In the section entitled, “The Sexual Response Cycle,” Dr. Cutrer shared, “God designed our genitals to become aroused” he continued by saying, “the enjoyment of beauty does not need to be wicked…we can appreciate the lovely form of biceps or breast without falling headlong into uncontrolled passion” (50). It seemed almost contradictory for him to write in the next paragraph, “arousal whets the sexual appetite…it gently or not-so-gently turns the mind toward sexual fulfillment…sometimes sight is enough” (50). Perhaps the wording was not clear, but it appeared that being sexually stimulated by others was acceptable. This seemed contrary to what Jesus said in Matthew 5:28- “I say, anyone who even looks at a woman with lust in his eye has already committed adultery with her in his heart.”
Overall, the book had several positive aspects. For instance, many people get married without ever realizing the magnitude of the commitment. The most helpful section of the book was entitled, “What is Marriage?” It described the “two things” involved with marriage-leaving one’s parents and cleaving to the spouse (116).

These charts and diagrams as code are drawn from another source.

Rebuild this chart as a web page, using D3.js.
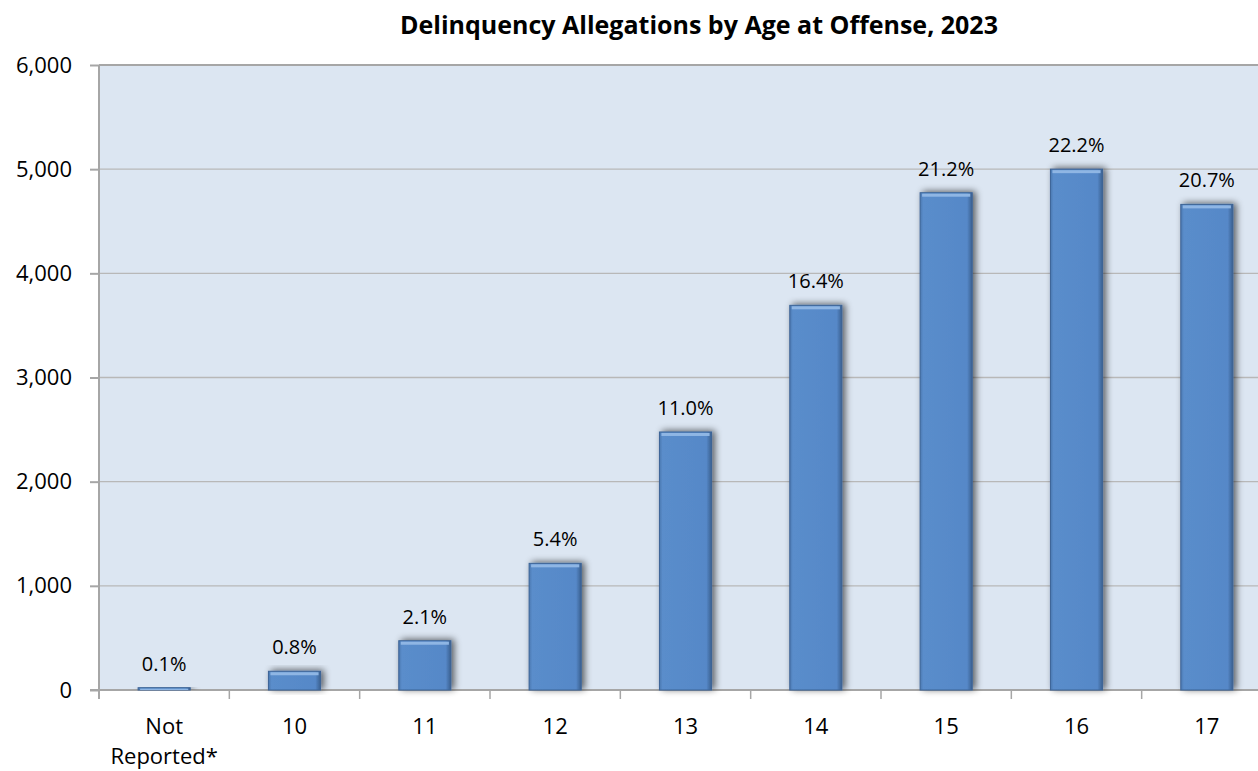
<!DOCTYPE html>
<html>
<head>
<meta charset="utf-8">
<script src="https://cdn.jsdelivr.net/npm/d3@7"></script>
<style>
  html, body { margin: 0; padding: 0; background: #fff; overflow: hidden; }
  svg { display: block; }
  text { font-family: "Open Sans", "Noto Sans", sans-serif; fill: #000; }
</style>
</head>
<body>
<svg id="chart" width="1258" height="771"></svg>
<script>
const categories = ["Not Reported*", "10", "11", "12", "13", "14", "15", "16", "17"];
const values = [22, 180, 473, 1216, 2477, 3693, 4774, 5000, 4662];
const percentLabels = ["0.1%", "0.8%", "2.1%", "5.4%", "11.0%", "16.4%", "21.2%", "22.2%", "20.7%"];
const yTicks = [0, 1000, 2000, 3000, 4000, 5000, 6000];
const titleText = "Delinquency Allegations by Age at Offense, 2023";

const svg = d3.select("#chart");
const margin = { left: 99, top: 65, bottom: 81 };
const plotW = 1173;
const plotH = 771 - margin.top - margin.bottom;

const defs = svg.append("defs");
const grad = defs.append("linearGradient").attr("id", "barGrad").attr("x1", "0").attr("x2", "1").attr("y1", "0").attr("y2", "0");
grad.append("stop").attr("offset", "0%").attr("stop-color", "#4a78b0");
grad.append("stop").attr("offset", "6%").attr("stop-color", "#5a8dcb");
grad.append("stop").attr("offset", "90%").attr("stop-color", "#5688c8");
grad.append("stop").attr("offset", "100%").attr("stop-color", "#3a5f8f");
const shadow = defs.append("filter").attr("id", "shadow").attr("x", "-30%").attr("y", "-30%").attr("width", "160%").attr("height", "160%");
shadow.append("feGaussianBlur").attr("in", "SourceAlpha").attr("stdDeviation", 3.5);
shadow.append("feOffset").attr("dx", 3).attr("dy", -1).attr("result", "b");
shadow.append("feComponentTransfer").append("feFuncA").attr("type", "linear").attr("slope", 0.6);
const merge = shadow.append("feMerge");
merge.append("feMergeNode");
merge.append("feMergeNode").attr("in", "SourceGraphic");

const x = d3.scaleBand().domain(categories).range([0, plotW]).paddingInner(0).paddingOuter(0);
const y = d3.scaleLinear().domain([0, 6000]).range([plotH, 0]);

svg.append("text")
  .attr("x", 699).attr("y", 34)
  .attr("text-anchor", "middle")
  .style("font-size", "25px").style("font-weight", "bold")
  .text(titleText);

const g = svg.append("g").attr("transform", `translate(${margin.left},${margin.top})`);

g.append("rect").attr("x", 0).attr("y", 0).attr("width", plotW).attr("height", plotH).attr("fill", "#dce6f2");

// gridlines
g.append("g").selectAll("line").data(yTicks.filter(d => d > 0)).join("line")
  .attr("x1", 0).attr("x2", plotW)
  .attr("y1", d => y(d)).attr("y2", d => y(d))
  .attr("stroke", d => d === 6000 ? "#a6a6a6" : "#b8b8b8")
  .attr("stroke-width", d => d === 6000 ? 2 : 1.3);

// y axis
const yAxis = g.append("g").call(d3.axisLeft(y).tickValues(yTicks).tickFormat(d3.format(",")).tickSize(9).tickPadding(18));
yAxis.select(".domain").attr("stroke", "#a6a6a6").attr("stroke-width", 2).attr("d", `M0,${plotH}V0`);
yAxis.selectAll(".tick line").attr("stroke", "#a6a6a6").attr("stroke-width", 2);
yAxis.selectAll(".tick text").style("font-size", "22px").attr("fill", "#000");

// x axis
const xAxis = g.append("g").attr("transform", `translate(0,${plotH})`)
  .call(d3.axisBottom(x).tickSize(0).tickPadding(28));
xAxis.select(".domain").attr("stroke", "#a6a6a6").attr("stroke-width", 2).attr("d", `M-9,0H${plotW}`);
xAxis.selectAll(".tick text").style("font-size", "22px").attr("fill", "#000")
  .each(function(d) {
    const t = d3.select(this);
    const parts = d.split(" ");
    if (parts.length > 1) {
      t.text(null);
      parts.forEach((p, i) => t.append("tspan").attr("x", 0).attr("dy", i === 0 ? "0.71em" : "1.36em").text(p));
    }
  });
// category separator ticks
g.append("g").selectAll("line").data(categories).join("line")
  .attr("x1", d => x(d) + x.bandwidth())
  .attr("x2", d => x(d) + x.bandwidth())
  .attr("y1", plotH).attr("y2", plotH + 9)
  .attr("stroke", "#a6a6a6").attr("stroke-width", 1.5);
g.append("line").attr("x1", 0).attr("x2", 0).attr("y1", plotH).attr("y2", plotH + 9).attr("stroke", "#a6a6a6").attr("stroke-width", 2);

// bars
const bw = x.bandwidth() * 0.4;
const bars = g.append("g").selectAll("g").data(values).join("g");
bars.append("rect")
  .attr("x", (d, i) => x(categories[i]) + (x.bandwidth() - bw) / 2)
  .attr("y", d => y(d))
  .attr("width", bw)
  .attr("height", d => plotH - y(d))
  .attr("fill", "url(#barGrad)")
  .attr("stroke", "#3d6496").attr("stroke-width", 1)
  .attr("filter", "url(#shadow)");
bars.append("rect")
  .attr("x", (d, i) => x(categories[i]) + (x.bandwidth() - bw) / 2 + 2)
  .attr("y", d => y(d) + 1)
  .attr("width", bw - 4)
  .attr("height", d => Math.min(3, plotH - y(d) - 1))
  .attr("fill", "#8fb6e4");

// value labels
g.append("g").selectAll("text").data(values).join("text")
  .attr("x", (d, i) => x(categories[i]) + x.bandwidth() / 2)
  .attr("y", d => y(d) - 17)
  .attr("text-anchor", "middle")
  .style("font-size", "20px")
  .text((d, i) => percentLabels[i]);
</script>
</body>
</html>
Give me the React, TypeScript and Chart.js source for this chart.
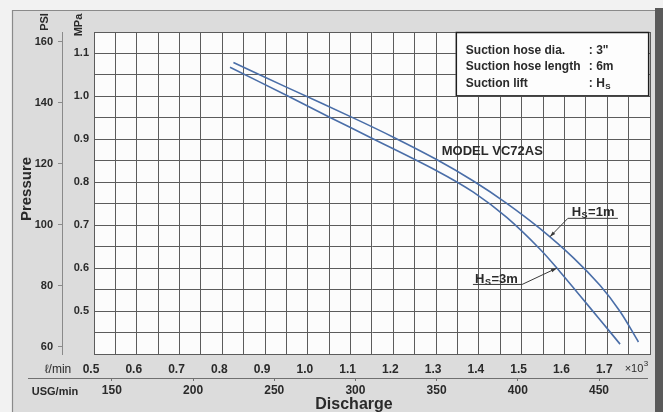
import React, { useEffect, useRef } from "react";
import { Chart, registerables } from "chart.js";

Chart.register(...registerables);

// ---- data (discharge in ℓ/min ×10³, pressure in MPa) ----
const flowHs1 = [0.826, 0.951, 1.106, 1.2, 1.301, 1.387, 1.465, 1.543, 1.621, 1.683, 1.73, 1.773];
const pressHs1 = [1.079, 1.021, 0.95, 0.905, 0.853, 0.803, 0.751, 0.692, 0.624, 0.56, 0.499, 0.428];
const flowHs3 = [0.818, 0.951, 1.052, 1.145, 1.301, 1.387, 1.465, 1.543, 1.59, 1.636, 1.683, 1.73];
const pressHs3 = [1.068, 1.002, 0.951, 0.905, 0.827, 0.777, 0.718, 0.644, 0.591, 0.536, 0.48, 0.423];

// tick labels
const flowLabels = [0.5, 0.6, 0.7, 0.8, 0.9, 1.0, 1.1, 1.2, 1.3, 1.4, 1.5, 1.6, 1.7];
const mpaLabels = [0.5, 0.6, 0.7, 0.8, 0.9, 1.0, 1.1];
const flowRange = [0.5, 1.8];
const mpaRange = [0.4, 1.15];
const psiRange = [57.6, 163.2];
const usgRange = [139.0, 481.4];

// legend box text
const legendRows = [
  ["Suction hose dia.", ': 3"'],
  ["Suction hose length", ": 6m"],
  ["Suction lift", ": H"],
];

// annotation anchors (data coordinates)
const modelLabel = { text: "MODEL VC72AS", x: 1.313, y: 0.873 };
const hs1Label = { suffix: "=1m", x: 1.617, y: 0.721, ulY: 0.716, ulX0: 1.608, ulX1: 1.725, tipX: 1.566, tipY: 0.673 };
const hs3Label = { suffix: "=3m", x: 1.391, y: 0.565, ulY: 0.562, ulX0: 1.386, ulX1: 1.501, tipX: 1.582, tipY: 0.6 };
const legendBox = { x0: 1.346, x1: 1.798, y0: 1.15, y1: 1.0 };

const FONT = "'Liberation Sans', Arial, Helvetica, sans-serif";
const GRID = "#5c5c5c";
const TXT = "#2a2a2a";
const CURVE = "#4a6ea8";

const near = (v: number, arr: number[]) => arr.some((a) => Math.abs(a - v) < 1e-6);

function drawHs(ctx: CanvasRenderingContext2D, x: number, y: number, suffix: string, size: number) {
  ctx.save();
  ctx.textBaseline = "alphabetic";
  ctx.textAlign = "left";
  ctx.font = `bold ${size}px ${FONT}`;
  ctx.fillText("H", x, y);
  let cx = x + ctx.measureText("H").width;
  ctx.font = `bold ${Math.round(size * 0.68)}px ${FONT}`;
  ctx.fillText("S", cx + 0.5, y + 2);
  cx += ctx.measureText("S").width + 1;
  ctx.font = `bold ${size}px ${FONT}`;
  ctx.fillText(suffix, cx, y);
  ctx.restore();
}

function arrow(ctx: CanvasRenderingContext2D, x0: number, y0: number, x1: number, y1: number) {
  ctx.save();
  ctx.strokeStyle = "#3a3a3a";
  ctx.fillStyle = "#3a3a3a";
  ctx.lineWidth = 1;
  ctx.beginPath();
  ctx.moveTo(x0, y0);
  ctx.lineTo(x1, y1);
  ctx.stroke();
  const a = Math.atan2(y1 - y0, x1 - x0);
  ctx.beginPath();
  ctx.moveTo(x1, y1);
  ctx.lineTo(x1 - 6 * Math.cos(a - 0.3), y1 - 6 * Math.sin(a - 0.3));
  ctx.lineTo(x1 - 6 * Math.cos(a + 0.3), y1 - 6 * Math.sin(a + 0.3));
  ctx.closePath();
  ctx.fill();
  ctx.restore();
}

const deco = {
  id: "deco",
  beforeDraw(chart: any) {
    const { ctx, width, height, chartArea: ca } = chart;
    ctx.save();
    ctx.fillStyle = "#f2f2f2";
    ctx.fillRect(0, 0, width, height);
    ctx.fillStyle = "#dcdcdc";
    ctx.fillRect(12, 10, 643, height - 10);
    ctx.strokeStyle = "#8a8a8a";
    ctx.lineWidth = 1.2;
    ctx.beginPath();
    ctx.moveTo(12.5, height);
    ctx.lineTo(12.5, 10.5);
    ctx.lineTo(655, 10.5);
    ctx.stroke();
    ctx.fillStyle = "#5a5a5a";
    ctx.fillRect(655, 8, width - 655, height - 8);
    ctx.fillStyle = "#fcfcfc";
    ctx.fillRect(ca.left, ca.top, ca.right - ca.left, ca.bottom - ca.top);
    ctx.restore();
  },
  afterDraw(chart: any) {
    const { ctx } = chart;
    const xs = chart.scales.x;
    const ys = chart.scales.y;
    const usg = chart.scales.usg;
    const px = (v: number) => xs.getPixelForValue(v);
    const py = (v: number) => ys.getPixelForValue(v);
    ctx.save();
    ctx.fillStyle = TXT;

    // legend box
    const bx0 = px(legendBox.x0), bx1 = px(legendBox.x1), by0 = py(legendBox.y0), by1 = py(legendBox.y1);
    ctx.fillStyle = "#fdfdfd";
    ctx.fillRect(bx0, by0, bx1 - bx0, by1 - by0);
    ctx.strokeStyle = "#1e1e1e";
    ctx.lineWidth = 1.5;
    ctx.strokeRect(bx0 + 0.5, by0 + 0.5, bx1 - bx0 - 1, by1 - by0 - 1);
    ctx.fillStyle = TXT;
    ctx.font = `bold 12px ${FONT}`;
    ctx.textBaseline = "alphabetic";
    ctx.textAlign = "left";
    legendRows.forEach(([label, val], i) => {
      const y = by0 + 21.5 + i * 16.5;
      ctx.fillText(label, bx0 + 10, y);
      if (i === 2) {
        ctx.fillText(": ", bx0 + 133, y);
        drawHs(ctx, bx0 + 133 + ctx.measureText(": ").width, y, "", 12);
      } else {
        ctx.fillText(val, bx0 + 133, y);
      }
    });

    // model label
    ctx.font = `bold 13px ${FONT}`;
    ctx.textBaseline = "middle";
    ctx.fillText(modelLabel.text, px(modelLabel.x), py(modelLabel.y));

    // Hs annotations
    for (const L of [hs1Label, hs3Label]) {
      ctx.fillStyle = TXT;
      drawHs(ctx, px(L.x), py(L.y), L.suffix, 13);
      ctx.strokeStyle = "#3a3a3a";
      ctx.lineWidth = 1;
      ctx.beginPath();
      ctx.moveTo(px(L.ulX0), py(L.ulY));
      ctx.lineTo(px(L.ulX1), py(L.ulY));
      ctx.stroke();
    }
    arrow(ctx, px(hs1Label.ulX0), py(hs1Label.ulY), px(hs1Label.tipX), py(hs1Label.tipY));
    arrow(ctx, px(hs3Label.ulX1), py(hs3Label.ulY), px(hs3Label.tipX), py(hs3Label.tipY));

    // axis separator line between ℓ/min and USG
    ctx.strokeStyle = "#707070";
    ctx.lineWidth = 1;
    ctx.beginPath();
    ctx.moveTo(28, Math.round(usg.top) + 0.5);
    ctx.lineTo(648, Math.round(usg.top) + 0.5);
    ctx.stroke();

    // unit labels
    ctx.fillStyle = TXT;
    ctx.textBaseline = "middle";
    ctx.textAlign = "center";
    ctx.font = `12px ${FONT}`;
    ctx.fillText("ℓ/min", 58, 370);
    ctx.font = `bold 11px ${FONT}`;
    ctx.fillText("USG/min", 55, 392);
    ctx.font = `11px ${FONT}`;
    ctx.fillText("×10", 634, 369);
    ctx.font = `8px ${FONT}`;
    ctx.fillText("3", 646, 364);
    ctx.font = `bold 16px ${FONT}`;
    ctx.fillText("Discharge", 354, 405);

    // rotated titles
    const rot = (text: string, x: number, y: number, font: string) => {
      ctx.save();
      ctx.translate(x, y);
      ctx.rotate(-Math.PI / 2);
      ctx.font = font;
      ctx.textAlign = "center";
      ctx.textBaseline = "middle";
      ctx.fillText(text, 0, 0);
      ctx.restore();
    };
    rot("PSI", 45, 22, `bold 11px ${FONT}`);
    rot("MPa", 79, 25, `bold 11px ${FONT}`);
    rot("Pressure", 27, 189, `bold 15px ${FONT}`);
    ctx.restore();
  },
};

export default function App() {
  const ref = useRef<HTMLCanvasElement | null>(null);
  useEffect(() => {
    document.body.style.margin = "0";
    const canvas = ref.current!;
    const tickFont = { family: FONT, size: 11, weight: "bold" as const };
    const curve = (label: string, xs: number[], ys: number[]) => ({
      label,
      data: xs.map((x, i) => ({ x, y: ys[i] })),
      showLine: true,
      borderColor: CURVE,
      borderWidth: 1.6,
      pointRadius: 0,
      tension: 0.35,
      xAxisID: "x",
      yAxisID: "y",
    });
    const chart = new Chart(canvas, {
      type: "scatter",
      data: {
        datasets: [curve("Hs=1m", flowHs1, pressHs1), curve("Hs=3m", flowHs3, pressHs3)],
      },
      options: {
        responsive: false,
        animation: false,
        devicePixelRatio: 1,
        layout: { padding: { left: 30, top: 32, right: 13, bottom: 12 } },
        plugins: { legend: { display: false }, tooltip: { enabled: false } },
        scales: {
          x: {
            type: "linear",
            position: "bottom",
            min: flowRange[0],
            max: flowRange[1],
            weight: 0,
            afterFit: (s: any) => {
              s.height = 24;
            },
            grid: { color: GRID, lineWidth: 1, drawTicks: false },
            border: { display: true, color: GRID },
            ticks: {
              stepSize: 0.05,
              autoSkip: false,
              maxRotation: 0,
              minRotation: 0,
              padding: 8,
              labelOffset: -3,
              color: TXT,
              font: { family: FONT, size: 12, weight: "bold" },
              callback: (v: any) => (near(Number(v), flowLabels) ? Number(v).toFixed(1) : ""),
            },
          },
          usg: {
            type: "linear",
            position: "bottom",
            min: usgRange[0],
            max: usgRange[1],
            weight: 1,
            afterFit: (s: any) => {
              s.height = 22;
            },
            grid: { drawOnChartArea: false, drawTicks: true, tickLength: 3, color: "#707070" },
            border: { display: false },
            ticks: {
              stepSize: 50,
              includeBounds: false,
              autoSkip: false,
              maxRotation: 0,
              minRotation: 0,
              padding: 2,
              color: TXT,
              font: { family: FONT, size: 12, weight: "bold" },
            },
          },
          y: {
            type: "linear",
            position: "left",
            min: mpaRange[0],
            max: mpaRange[1],
            weight: 0,
            afterFit: (s: any) => {
              s.width = 32;
            },
            grid: { color: GRID, lineWidth: 1, drawTicks: false },
            border: { display: true, color: GRID },
            ticks: {
              stepSize: 0.05,
              autoSkip: false,
              padding: 5,
              color: TXT,
              font: tickFont,
              callback: (v: any) => (near(Number(v), mpaLabels) ? Number(v).toFixed(1) : ""),
            },
          },
          psi: {
            type: "linear",
            position: "left",
            min: psiRange[0],
            max: psiRange[1],
            weight: 1,
            afterFit: (s: any) => {
              s.width = 32;
            },
            grid: { drawOnChartArea: false, drawTicks: true, tickLength: 4, color: "#8a8a8a" },
            border: { display: true, color: "#8a8a8a" },
            ticks: {
              stepSize: 20,
              includeBounds: false,
              autoSkip: false,
              padding: 5,
              color: TXT,
              font: tickFont,
            },
          },
        },
      },
      plugins: [deco],
    } as any);
    return () => chart.destroy();
  }, []);
  return (
    <div style={{ width: 663, height: 412 }}>
      <canvas ref={ref} width={663} height={412} style={{ display: "block", width: 663, height: 412 }} />
    </div>
  );
}
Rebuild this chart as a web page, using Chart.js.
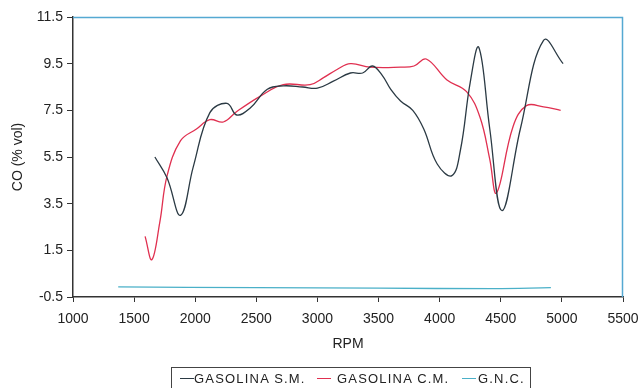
<!DOCTYPE html>
<html><head><meta charset="utf-8">
<script src="https://cdn.jsdelivr.net/npm/chart.js@4/dist/chart.umd.min.js"></script>
<style>
html,body{margin:0;padding:0;background:#fff;}
#wrap{position:relative;width:638px;height:388px;overflow:hidden;}
#legend{position:absolute;left:171px;top:367px;width:360px;height:24px;border:1px solid #444;box-sizing:border-box;font:13px "Liberation Sans",Arial,sans-serif;letter-spacing:1.2px;color:#222;}
#legend span{position:absolute;top:3px;white-space:nowrap;}
#legend i{position:absolute;top:10px;width:14px;height:0;border-top:1px solid;}
</style></head>
<body><div id="wrap"><canvas id="c" width="638" height="388"></canvas>
<div id="legend">
<i style="left:8px;border-color:#2b3a44"></i><span style="left:22px">GASOLINA S.M.</span>
<i style="left:145px;border-color:#e03050"></i><span style="left:165px">GASOLINA C.M.</span>
<i style="left:290px;border-color:#4ab0c8"></i><span style="left:306px">G.N.C.</span>
</div></div>
<script>
const smRpm = [1670,1770,1880,1985,2120,2260,2340,2450,2590,2720,2880,3000,3130,3270,3370,3450,3530,3600,3680,3780,3870,3980,4100,4170,4250,4320,4410,4510,4660,4850,5010];
const smCO  = [5.5,4.6,3.0,5.1,7.4,7.8,7.3,7.6,8.4,8.55,8.5,8.45,8.75,9.1,9.1,9.4,9.0,8.4,7.9,7.5,6.7,5.2,4.7,5.8,8.7,10.2,6.7,3.2,6.7,10.5,9.5];
const cmRpm = [1590,1645,1710,1770,1880,2010,2120,2230,2340,2530,2720,2940,3050,3160,3270,3430,3680,3790,3890,4060,4220,4330,4410,4465,4600,4710,4850,4990];
const cmCO  = [2.1,1.1,2.7,4.7,6.2,6.7,7.1,7.0,7.45,8.1,8.6,8.6,8.9,9.25,9.5,9.35,9.35,9.4,9.7,8.8,8.3,7.2,5.4,3.96,6.8,7.7,7.65,7.5];
const gncRpm = [1370,2500,3500,4440,4910];
const gncCO  = [-0.07,-0.1,-0.12,-0.14,-0.1];
const xTicks = [1000,1500,2000,2500,3000,3500,4000,4500,5000,5500];
const yTicks = [-0.5,1.5,3.5,5.5,7.5,9.5,11.5];

const pts = (xs, ys) => xs.map((x, i) => ({x, y: ys[i]}));
const FONT = {family: '"Liberation Sans", Arial, sans-serif', size: 14};

const frame = {
  id: 'frame',
  afterDraw(chart) {
    const {ctx, chartArea: a} = chart;
    ctx.save();
    ctx.strokeStyle = '#55a9d2';
    ctx.lineWidth = 1.5;
    ctx.beginPath();
    ctx.moveTo(a.left, a.top + 0.5);
    ctx.lineTo(a.right - 0.5, a.top + 0.5);
    ctx.lineTo(a.right - 0.5, a.bottom);
    ctx.stroke();
    ctx.restore();
  }
};

new Chart(document.getElementById('c'), {
  type: 'line',
  data: {
    datasets: [
      {label: 'GASOLINA S.M.', data: pts(smRpm, smCO), borderColor: '#2b3a44', borderWidth: 1.3, tension: 0.4, pointRadius: 0, fill: false},
      {label: 'GASOLINA C.M.', data: pts(cmRpm, cmCO), borderColor: '#e03050', borderWidth: 1.3, tension: 0.4, pointRadius: 0, fill: false},
      {label: 'G.N.C.', data: pts(gncRpm, gncCO), borderColor: '#4ab0c8', borderWidth: 1.3, tension: 0.4, pointRadius: 0, fill: false}
    ]
  },
  options: {
    responsive: false,
    animation: false,
    layout: {padding: {left: 6, top: 17, right: 0, bottom: 31}},
    plugins: {legend: {display: false}, tooltip: {enabled: false}},
    scales: {
      x: {
        type: 'linear', min: 1000, max: 5500,
        afterBuildTicks: s => { s.ticks = xTicks.map(v => ({value: v})); },
        afterFit: s => { s.height = 60; s.paddingRight = 15; s.paddingLeft = 0; },
        grid: {drawOnChartArea: false, drawTicks: true, tickLength: 5, color: '#333'},
        border: {color: '#333', width: 1.5},
        ticks: {font: FONT, color: '#222', padding: 9, maxRotation: 0, callback: v => String(v)},
        title: {display: true, text: 'RPM', font: FONT, color: '#222'}
      },
      y: {
        min: -0.5, max: 11.5,
        afterBuildTicks: s => { s.ticks = yTicks.map(v => ({value: v})); },
        afterFit: s => { s.width = 67; },
        grid: {drawOnChartArea: false, drawTicks: true, tickLength: 6, color: '#333'},
        border: {color: '#333', width: 1.5},
        ticks: {font: FONT, color: '#222', padding: 4, callback: v => v.toFixed(1)},
        title: {display: true, text: 'CO (% vol)', font: FONT, color: '#222'}
      }
    }
  },
  plugins: [frame]
});
</script></body></html>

Instead of giving newlyweds an opportunity to come back when they are unhappy about their marriage, the authors insisted that parents ought to tell their child, “When you say `I do,’ keep your commitment in sickness and health. We’re renting out your room tomorrow. Drop by sometime for a visit” (117). This statement puts an emphasis on the importance of marital commitment and through “tough love” the parents demonstrate support for their child’s marriage. The authors valiantly described the biblical roles of both husband and wife. This book fulfilled its goal of providing a “practical approach to many sexual problems and challenges that confront married couples” (14).